The Indian stock markets started the day on a flattish note with a positive bias. It moved higher during early trade, but this positive momentum did not last throughout the session. Post the afternoon session, indices moved towards the dotted line. In the final hour of trade, due to profit-booking in certain large cap counters, the indices finally closed the day deep in the red. The BSE-Sensex closed negative, lower by around 96 points (0.5%). The NSE-Nifty closed lower by around 35 points (0.6%). The smaller indices also had a negative day on the bourses. The BSE Mid Cap index and the BSE Small Cap index closed 0.7% and 1% lower respectively. Most sectoral indices closed in the red today with metal and PSU stocks leading the losses. On the other hand IT and capital goods stocks closed positive.
As regards global markets, Asian indices had a mixed outing today. European indices opened the day on a positive note. The rupee was trading at Rs 53.59 to the dollar at the time of writing.
Maharashtra Seamless Ltd (MSL) recently announced its results for the quarter ended December 2012 (3QFY13). The company's topline declined by 36.6% YoY during the quarter ended December 2012. Revenues from steel pipes and tubes division declined by 37.1% YoY while revenues from power division declined by 185% YoY. Both operating profits and operating margins declined by 67.1% YoY and 8% YoY respectively. At the bottomline level, net profits for the quarter saw a decrease of 64.9% YoY while net profit margins declined by 5.8% YoY. For the nine months ended December 2012, net sales declined by 17.2% YoY and net profits declined by 41.4% YoY. The stock closed over 1.7% lower in trade today.
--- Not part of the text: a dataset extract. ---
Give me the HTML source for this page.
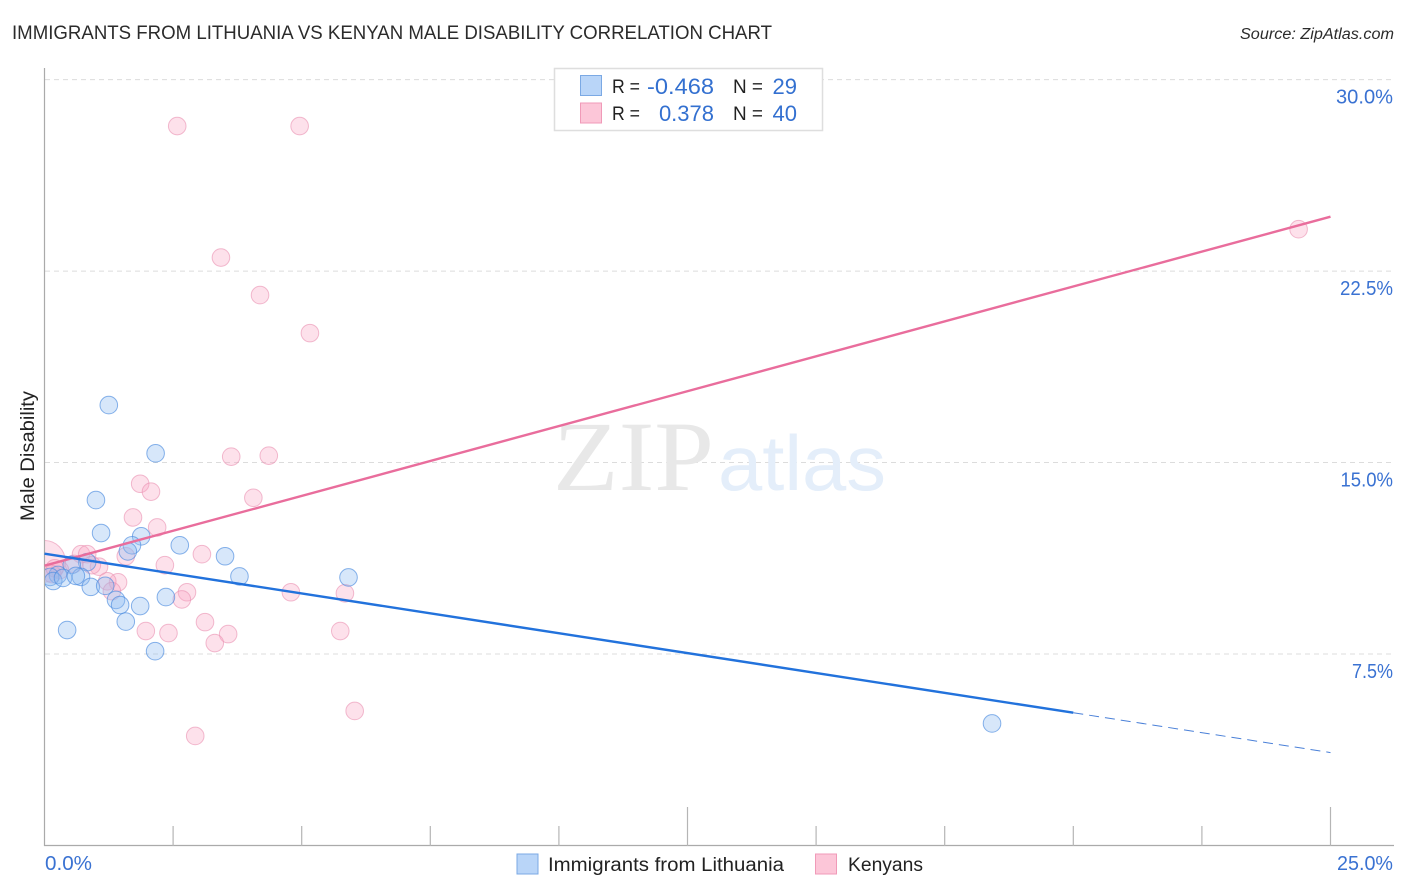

NTPC was the fifth disinvestment candidate in the current fiscal during which the government has raised nearly Rs 218.3 bn by selling shares of state-owned undertakings as against its target of Rs 300 bn. The previous offerings were from NMDC, Hindustan Copper, National Buildings Construction and Oil India. Investors such as state-owned insurer Life Insurance Corporation, local mutual funds and foreign institutional investors put in Rs 114.3 bn on offer to buy shares of India's largest power producer, NTPC. The offer for sale by the government was subscribed 1.7 times as investors bid for 1.3 bn shares as against the 783 m on offer. This was the third-biggest equity offering on after Coal India and Reliance Power. This issuance will somewhat help plug India's widening fiscal deficit.